Liatiko: Una volta questa era l'uva base del vino Malvazia. oggi viene coltivata nelle zone centrali e orientali di Creta e nelle isole Cicladi dove viene usata nella produzione degli A.O. Dafnes e Sitia. Il nome deriva probabilmente dal nome greco di luglio, il mese in cui quest'uva primaticcia matura.
Limnio: Antico vitigno nativo dell'isola di Limnos dove è conosciuto anche col nome di Kalambaki. Coltivato anche a Chalkidiki viene usato come base per l'A.O. Playies Melitona. Produce un vino dal colore profondo e distinto aroma dell'uva originale.
Mandilaria: Uva molto comune nelle isole dell'Egeo e a Creta. Viene usato nei tagli degli A.O. Paros, Archanes, Peza. Viene invece vinificata da sola per l'A.O. Rhodes (Rodi), dove a volte viene chiamata Amorgiano.
Mavrodaphne: Uva coltivata solamente ad Achaia e Cefalonia – produce vini dolci che vengono normalmente invecchiati in botte per molti anni.
Messenikola: Uva coltivata nell'area di Salonicco con lo stesso nome. L'A.O. Messenikola è stato assegnato nel 1994.

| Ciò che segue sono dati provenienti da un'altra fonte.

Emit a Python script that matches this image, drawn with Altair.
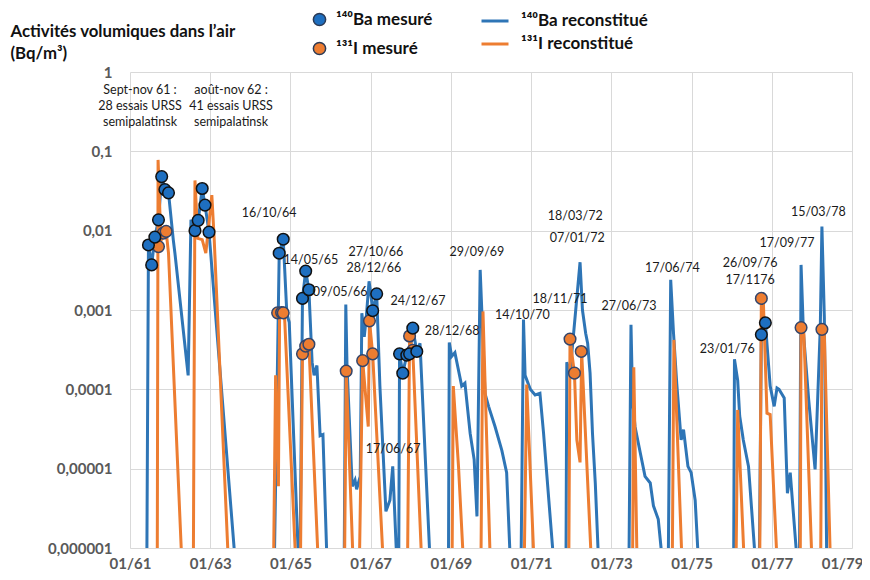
import altair as alt
import pandas as pd

BELOW = 7e-7  # below the lower limit of the chart (line leaves the frame)

# 140Ba reconstitué
ba_year = [1961.42, 1961.46, 1961.54, 1961.62, 1961.71, 1961.79, 1961.87, 1961.96, 1962.08, 1962.12,
           1962.45, 1962.52, 1962.62, 1962.70, 1962.80, 1962.87, 1962.97, 1963.62,
           1964.60, 1964.72, 1964.82, 1964.91, 1964.97, 1965.20,
           1965.24, 1965.30, 1965.38, 1965.46, 1965.54, 1965.59, 1965.66, 1965.74, 1965.81, 1965.91,
           1966.34, 1966.38, 1966.41, 1966.54, 1966.61, 1966.65, 1966.74, 1966.78, 1966.84, 1966.89,
           1966.96, 1967.01, 1967.05, 1967.15, 1967.23, 1967.38, 1967.48, 1967.55, 1967.65,
           1967.70, 1967.72, 1967.80, 1967.90, 1967.97, 1968.05, 1968.15, 1968.23, 1968.48,
           1968.94, 1968.96, 1969.02, 1969.10, 1969.27, 1969.35, 1969.48, 1969.58, 1969.65,
           1969.73, 1969.77, 1969.85, 1969.94, 1970.10, 1970.27, 1970.39, 1970.48,
           1970.75, 1970.81, 1970.85, 1970.98, 1971.10, 1971.22, 1971.31, 1971.56,
           1971.87, 1971.89, 1971.97, 1972.22, 1972.28, 1972.36, 1972.41, 1972.47, 1972.53, 1972.60, 1972.68,
           1973.44, 1973.49, 1973.53, 1973.59, 1973.72, 1973.84, 1973.97, 1974.05, 1974.17, 1974.27,
           1974.42, 1974.48, 1974.55, 1974.63, 1974.74, 1974.80, 1974.91, 1974.99, 1975.09, 1975.17,
           1976.05, 1976.07, 1976.15, 1976.20, 1976.29, 1976.42, 1976.59,
           1976.69, 1976.74, 1976.84, 1976.96, 1977.06, 1977.13, 1977.18, 1977.31, 1977.39, 1977.46, 1977.63,
           1977.69, 1977.73, 1977.79, 1977.92, 1978.08, 1978.21, 1978.25, 1978.31, 1978.37]
ba_value = [BELOW, 0.0066, 0.0037, 0.0083, 0.0137, 0.048, 0.033, 0.030, 0.0076, 0.0052,
            0.00015, 0.0137, 0.010, 0.0135, 0.034, 0.021, 0.0096, BELOW,
            BELOW, 0.0052, 0.0078, 0.0009, 0.0007, BELOW,
            BELOW, 0.0014, 0.0031, 0.0018, 0.00022, 0.00015, 0.0002, 2.6e-5, 2.7e-5, BELOW,
            BELOW, 0.00117, 0.0002, 6e-6, 7.2e-6, 5.5e-6, 8e-6, 0.00091, 0.00046, 0.0008,
            0.0023, 0.0015, 0.00098, 0.0016, 0.00011, 2.9e-6, 4e-6, 1.07e-5, BELOW,
            BELOW, 0.00028, 0.00016, 0.00027, 0.00028, 0.00059, 0.0003, 0.00038, BELOW,
            BELOW, 0.00039, 0.00026, 0.00029, 0.00011, 0.00012, 2.8e-5, 1.3e-5, 2.5e-6,
            0.0032, 0.001, 8.9e-5, 6.1e-5, 3.4e-5, 1.7e-5, 8.9e-6, BELOW,
            BELOW, 0.00076, 0.00015, 0.0001, 8.5e-5, 8.9e-5, 2.8e-5, BELOW,
            BELOW, 0.00022, 0.00016, 0.004, 0.001, 0.00051, 0.00038, 0.00016, 2.8e-5, 6.6e-6, BELOW,
            BELOW, 0.00065, 7.4e-5, 3.4e-5, 1.6e-5, 8e-6, 6.6e-6, 3.4e-6, 2.3e-6, BELOW,
            BELOW, 0.0024, 0.00051, 0.00012, 2.3e-5, 3.1e-5, 1.07e-5, 8.9e-6, 4e-6, BELOW,
            BELOW, 0.00024, 0.00013, 4.6e-5, 2.3e-5, 1.07e-5, BELOW,
            BELOW, 0.00049, 0.00069, 0.00011, 6.1e-5, 0.000104, 0.0001, 7.8e-5, 4.9e-6, 8.9e-6, BELOW,
            BELOW, 0.0037, 0.00051, 7.4e-5, 9.8e-6, 0.00062, 0.0113, 0.00083, BELOW]

# 131I reconstitué
i_year = [1961.68, 1961.70, 1961.77, 1961.83, 1961.90, 1961.96, 1962.29,
          1962.58, 1962.62, 1962.69, 1962.80, 1962.89, 1963.04, 1963.10, 1963.45,
          1964.58, 1964.63, 1964.70, 1964.73, 1964.80, 1964.85, 1965.13,
          1965.25, 1965.30, 1965.38, 1965.46, 1965.69,
          1966.35, 1966.39, 1966.56, 1966.72, 1966.80, 1966.94, 1966.97, 1967.05, 1967.31,
          1967.92, 1967.97, 1968.05, 1968.27,
          1969.03, 1969.06, 1969.19, 1969.31, 1969.75, 1969.80, 1969.98,
          1970.83, 1970.89, 1971.07,
          1971.94, 1971.96, 1971.97, 1972.08, 1972.14, 1972.22, 1972.26, 1972.50,
          1973.53, 1973.56, 1973.64, 1974.52, 1974.56, 1974.76,
          1976.11, 1976.15, 1976.31, 1976.70, 1976.74, 1976.79, 1976.88, 1976.96, 1977.13,
          1977.71, 1977.73, 1977.80, 1978.00, 1978.22, 1978.25, 1978.31, 1978.46]
i_value = [BELOW, 0.078, 0.0075, 0.0085, 0.0098, 0.0052, BELOW,
           BELOW, 0.043, 0.008, 0.0077, 0.0052, 0.028, 0.0076, BELOW,
           BELOW, 0.00015, 6e-6, 0.00093, 0.00093, 0.0009, BELOW,
           BELOW, 0.00028, 0.00035, 0.00037, BELOW,
           BELOW, 0.00017, BELOW, BELOW, 0.00023, 3.4e-5, 0.00073, 0.00028, BELOW,
           BELOW, 0.00047, 0.00031, BELOW,
           BELOW, 0.00011, 1.07e-5, BELOW, BELOW, 0.00096, BELOW,
           BELOW, 0.000115, BELOW,
           BELOW, 5e-5, 0.00043, 0.00016, 2.3e-5, 1.2e-5, 0.0003, BELOW,
           BELOW, 0.00019, BELOW, BELOW, 0.00042, BELOW,
           BELOW, 5.5e-5, BELOW, BELOW, 0.0014, 0.0013, 5e-5, 4.8e-5, BELOW,
           BELOW, 0.0006, 0.0005, BELOW, BELOW, 0.00057, 0.0005, BELOW]

# 140Ba mesuré
ba_meas_year = [1961.46, 1961.54, 1961.62, 1961.71, 1961.79, 1961.87, 1961.96,
                1962.62, 1962.70, 1962.80, 1962.87, 1962.97,
                1964.72, 1964.82, 1965.30, 1965.38, 1965.46, 1967.05, 1967.15,
                1967.72, 1967.80, 1967.90, 1967.97, 1968.05, 1968.15,
                1976.74, 1976.84]
ba_meas_value = [0.0066, 0.0037, 0.0083, 0.0137, 0.048, 0.033, 0.030,
                 0.010, 0.0135, 0.034, 0.021, 0.0096,
                 0.0052, 0.0078, 0.0014, 0.0031, 0.0018, 0.00098, 0.0016,
                 0.00028, 0.00016, 0.00027, 0.00028, 0.00059, 0.0003,
                 0.00049, 0.00069]

# 131I mesuré
i_meas_year = [1961.71, 1961.83, 1961.90, 1964.68, 1964.78, 1964.82,
               1965.30, 1965.38, 1965.46, 1966.39, 1966.80, 1966.97, 1967.05,
               1967.97, 1968.05, 1971.97, 1972.08, 1972.25, 1976.74, 1977.73, 1978.25]
i_meas_value = [0.0063, 0.0093, 0.0098, 0.00092, 0.00093, 0.00092,
                0.00028, 0.00035, 0.00037, 0.00017, 0.00023, 0.00073, 0.00028,
                0.00047, 0.00031, 0.00043, 0.00016, 0.0003, 0.0014, 0.0006, 0.00057]

# annotations
ann_text = ["Sept-nov 61 :", "28 essais URSS", "semipalatinsk",
            "août-nov 62 :", "41 essais URSS", "semipalatinsk",
            "16/10/64", "14/05/65", "09/05/66", "27/10/66", "28/12/66", "24/12/67",
            "28/12/68", "29/09/69", "17/06/67", "14/10/70", "18/11/71", "18/03/72",
            "07/01/72", "27/06/73", "17/06/74", "23/01/76", "26/09/76", "17/1176",
            "17/09/77", "15/03/78"]
ann_year = [1961.25, 1961.25, 1961.25, 1963.52, 1963.52, 1963.52,
            1964.47, 1965.51, 1966.24, 1967.13, 1967.08, 1968.18,
            1969.03, 1969.65, 1967.56, 1970.78, 1971.72, 1972.10,
            1972.15, 1973.44, 1974.52, 1975.89, 1976.46, 1976.46,
            1977.38, 1978.16]
ann_value = [0.593, 0.373, 0.234, 0.593, 0.373, 0.234,
             0.0168, 0.00429, 0.00169, 0.0054, 0.0034, 0.00131,
             0.000547, 0.0054, 1.79e-5, 0.00087, 0.00138, 0.0154,
             0.0081, 0.00113, 0.0034, 0.000325, 0.00393, 0.0024,
             0.0070, 0.0173]

x_ticks = [1961, 1963, 1965, 1967, 1969, 1971, 1973, 1975, 1977, 1979]
y_ticks = [1e-6, 1e-5, 1e-4, 1e-3, 1e-2, 1e-1, 1]

BA_REC = "¹⁴⁰Ba reconstitué"
I_REC = "¹³¹I   reconstitué"
BA_MES = "¹⁴⁰Ba mesuré"
I_MES = "¹³¹I mesuré"

BLUE = "#2E75B6"
ORANGE = "#ED7D31"
FONT = "Lato"

ba_line_df = pd.DataFrame({"year": ba_year, "value": ba_value, "serie": BA_REC})
i_line_df = pd.DataFrame({"year": i_year, "value": i_value, "serie": I_REC})
ba_pt_df = pd.DataFrame({"year": ba_meas_year, "value": ba_meas_value, "serie": BA_MES})
i_pt_df = pd.DataFrame({"year": i_meas_year, "value": i_meas_value, "serie": I_MES})
ann_df = pd.DataFrame({"year": ann_year, "value": ann_value, "txt": ann_text})

x_enc = alt.X("year:Q",
              scale=alt.Scale(domain=[1961, 1979], nice=False, zero=False),
              axis=alt.Axis(values=x_ticks,
                            labelExpr="'01/' + substring(toString(datum.value), 2, 4)",
                            grid=True, gridColor="#D9D9D9", gridWidth=1,
                            domain=False, ticks=False, labelFlush=False, labelOverlap=False,
                            labelAlign={"condition": {"test": "datum.value >= 1979", "value": "right"},
                                        "value": "center"},
                            labelOffset={"condition": {"test": "datum.value >= 1979", "value": 11},
                                         "value": 0},
                            labelFont=FONT, labelFontWeight="bold", labelFontSize=15,
                            labelColor="#595959", labelPadding=8, title=None))
y_enc = alt.Y("value:Q",
              scale=alt.Scale(type="log", domain=[1e-6, 1], nice=False),
              axis=alt.Axis(values=y_ticks,
                            labelExpr="replace(format(datum.value, '.6~f'), '.', ',')",
                            grid=True, gridColor="#D9D9D9", gridWidth=1,
                            domain=False, ticks=False, labelOverlap=False,
                            labelFont=FONT, labelFontWeight="bold", labelFontSize=15,
                            labelColor="#595959", labelPadding=18,
                            title=["Activités volumiques dans l’air", "(Bq/m³)"],
                            titleAngle=0, titleAlign="left", titleBaseline="alphabetic",
                            titleX=-120, titleY=-36, titleFont=FONT, titleFontSize=16.8,
                            titleFontWeight="bold", titleColor="#111111", titleLineHeight=22))

stroke_scale = alt.Scale(domain=[BA_REC, I_REC], range=[BLUE, ORANGE])
stroke_legend = alt.Legend(title=None, orient="none", legendX=350, legendY=-66,
                           symbolType="stroke", symbolSize=729, symbolStrokeWidth=3,
                           labelFont=FONT, labelFontSize=17, labelFontWeight="bold",
                           labelColor="#111111", labelOffset=11, rowPadding=0, labelLimit=300)
fill_scale = alt.Scale(domain=[BA_MES, I_MES], range=["#1E6FC0", ORANGE])
fill_legend = alt.Legend(title=None, orient="none", legendX=181, legendY=-61,
                         symbolType="circle", symbolSize=150, symbolStrokeColor="#2B3A55",
                         symbolStrokeWidth=1.5,
                         labelFont=FONT, labelFontSize=17, labelFontWeight="bold",
                         labelColor="#111111", labelOffset=8, rowPadding=10, labelLimit=300)

ba_line = alt.Chart(ba_line_df).mark_line(strokeWidth=3, clip=True).encode(
    x=x_enc, y=y_enc,
    stroke=alt.Stroke("serie:N", scale=stroke_scale, legend=stroke_legend))
i_line = alt.Chart(i_line_df).mark_line(strokeWidth=3, clip=True).encode(
    x=x_enc, y=y_enc,
    stroke=alt.Stroke("serie:N", scale=stroke_scale, legend=stroke_legend))

i_pts = alt.Chart(i_pt_df).mark_point(shape="circle", filled=True, size=135, opacity=1,
                                      stroke="#34456A", strokeWidth=1.5, clip=True).encode(
    x=x_enc, y=y_enc,
    fill=alt.Fill("serie:N", scale=fill_scale, legend=fill_legend))
ba_pts = alt.Chart(ba_pt_df).mark_point(shape="circle", filled=True, size=135, opacity=1,
                                        stroke="#111111", strokeWidth=1.5, clip=True).encode(
    x=x_enc, y=y_enc,
    fill=alt.Fill("serie:N", scale=fill_scale, legend=fill_legend))

ann = alt.Chart(ann_df).mark_text(font=FONT, fontSize=12.5, color="#1a1a1a",
                                  align="center", baseline="middle").encode(
    x=x_enc, y=y_enc, text="txt:N")

chart = alt.layer(ba_line, i_line, i_pts, ba_pts, ann).properties(
    width=722, height=476,
    padding={"left": 122, "top": 64, "right": 10, "bottom": 22},
    autosize=alt.AutoSizeParams(type="none"),
).configure_view(strokeWidth=0)

chart.save("out.html", embed_options={"renderer": "svg", "actions": False})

Negoska: Uva usata come componente minore dell'A.O. Goumenissa. Contribuisce ad abbassare l'acidità e i forti tannini dell'uva Xynomavro.
Stavroto: Uva usata da taglio nella terza varietà dell'A.O. Rapsani – nota anche come Ambelakiotiko.
Sykiotis: Produce circa il 10% dell'uva da vino coltivata ad Anhialos – produce vino fermo e secco.
Xynomavro: Compete con Aghiorgitiko per il primato fra le uve rosse greche. Produce gli A.O. Naoussa e Amindeo oltre ad essere la base per gli A.O. Goumenissa e Rapsani. L'invecchiamento in botte ne aumenta la qualità – i vini hanno acidità pronunciata, colore brillante e ricchi aromi.
Varietà internazionali: Cabernet Sauvignon, Cabernet Franc, Grenache Rouge, Refosco, Merlot, Sangiovese e Syrah. Cabernet Sauvignon è la varietà con aroma più distinto e spesso viene invecchiato in botte. Il Grenache ha un alto potenziale alcoolico. Il Refosco viene coltivato nel Peloponneso occidentale ed ha un caratteristico colore rosso rubino.